***** Records shown *****

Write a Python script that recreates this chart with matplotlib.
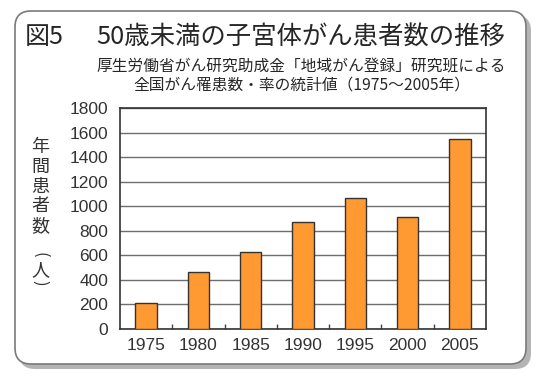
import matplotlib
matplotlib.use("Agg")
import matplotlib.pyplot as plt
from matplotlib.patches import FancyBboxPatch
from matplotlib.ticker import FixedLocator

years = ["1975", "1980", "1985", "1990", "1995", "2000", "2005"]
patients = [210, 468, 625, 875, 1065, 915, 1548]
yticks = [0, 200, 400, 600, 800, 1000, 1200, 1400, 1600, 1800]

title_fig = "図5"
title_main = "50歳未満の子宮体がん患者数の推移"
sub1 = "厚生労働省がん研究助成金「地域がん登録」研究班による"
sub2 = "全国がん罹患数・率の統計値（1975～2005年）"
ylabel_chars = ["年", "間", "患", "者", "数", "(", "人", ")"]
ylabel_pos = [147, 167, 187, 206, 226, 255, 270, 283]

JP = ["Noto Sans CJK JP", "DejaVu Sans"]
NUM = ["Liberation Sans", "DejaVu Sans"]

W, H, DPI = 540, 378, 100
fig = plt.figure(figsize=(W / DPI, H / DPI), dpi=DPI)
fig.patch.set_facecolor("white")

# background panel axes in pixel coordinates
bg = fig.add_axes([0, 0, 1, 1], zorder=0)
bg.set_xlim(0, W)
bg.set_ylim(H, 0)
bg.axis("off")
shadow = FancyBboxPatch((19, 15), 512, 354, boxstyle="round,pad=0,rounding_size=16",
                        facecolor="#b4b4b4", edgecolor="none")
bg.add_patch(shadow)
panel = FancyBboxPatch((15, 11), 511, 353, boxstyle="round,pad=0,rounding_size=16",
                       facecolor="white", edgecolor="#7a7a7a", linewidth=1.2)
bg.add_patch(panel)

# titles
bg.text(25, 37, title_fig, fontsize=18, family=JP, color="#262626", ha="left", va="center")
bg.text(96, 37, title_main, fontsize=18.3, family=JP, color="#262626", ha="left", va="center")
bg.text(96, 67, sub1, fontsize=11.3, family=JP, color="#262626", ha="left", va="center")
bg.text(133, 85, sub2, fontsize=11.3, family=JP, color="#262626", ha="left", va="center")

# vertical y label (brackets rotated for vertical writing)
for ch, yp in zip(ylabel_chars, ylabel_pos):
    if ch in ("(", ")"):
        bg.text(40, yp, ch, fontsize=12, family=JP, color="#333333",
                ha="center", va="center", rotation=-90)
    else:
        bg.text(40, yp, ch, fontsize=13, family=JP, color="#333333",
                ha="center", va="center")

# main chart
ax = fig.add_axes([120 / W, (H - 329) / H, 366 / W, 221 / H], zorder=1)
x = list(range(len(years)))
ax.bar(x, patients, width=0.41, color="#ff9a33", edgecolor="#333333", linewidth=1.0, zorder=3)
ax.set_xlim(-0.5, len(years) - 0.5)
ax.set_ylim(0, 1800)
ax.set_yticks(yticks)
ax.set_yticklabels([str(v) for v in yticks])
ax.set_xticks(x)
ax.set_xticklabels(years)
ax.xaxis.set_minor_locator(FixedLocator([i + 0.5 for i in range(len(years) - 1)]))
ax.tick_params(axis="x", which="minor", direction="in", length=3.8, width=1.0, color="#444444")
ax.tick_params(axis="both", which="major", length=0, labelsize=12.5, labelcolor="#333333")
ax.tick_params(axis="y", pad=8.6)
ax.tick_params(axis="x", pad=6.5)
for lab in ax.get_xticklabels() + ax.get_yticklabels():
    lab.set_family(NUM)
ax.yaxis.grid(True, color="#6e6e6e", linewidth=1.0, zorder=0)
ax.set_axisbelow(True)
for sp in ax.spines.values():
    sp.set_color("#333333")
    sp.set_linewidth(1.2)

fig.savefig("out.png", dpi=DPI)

*****
***** Records shown *****

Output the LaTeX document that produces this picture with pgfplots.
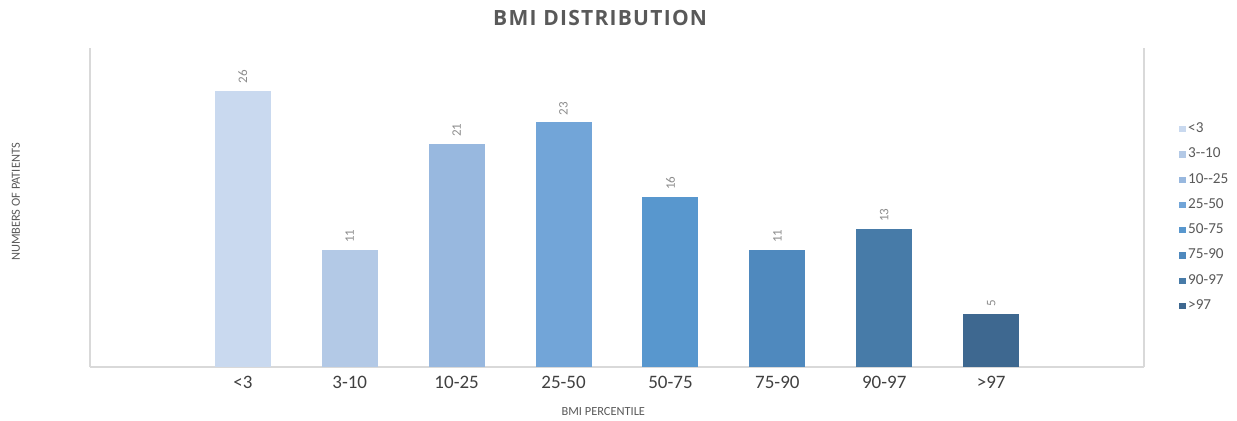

*****

The problem: Check every line in the material above for the string "matplotlib", then give only the number of lines that have it.

Solution for this task: 6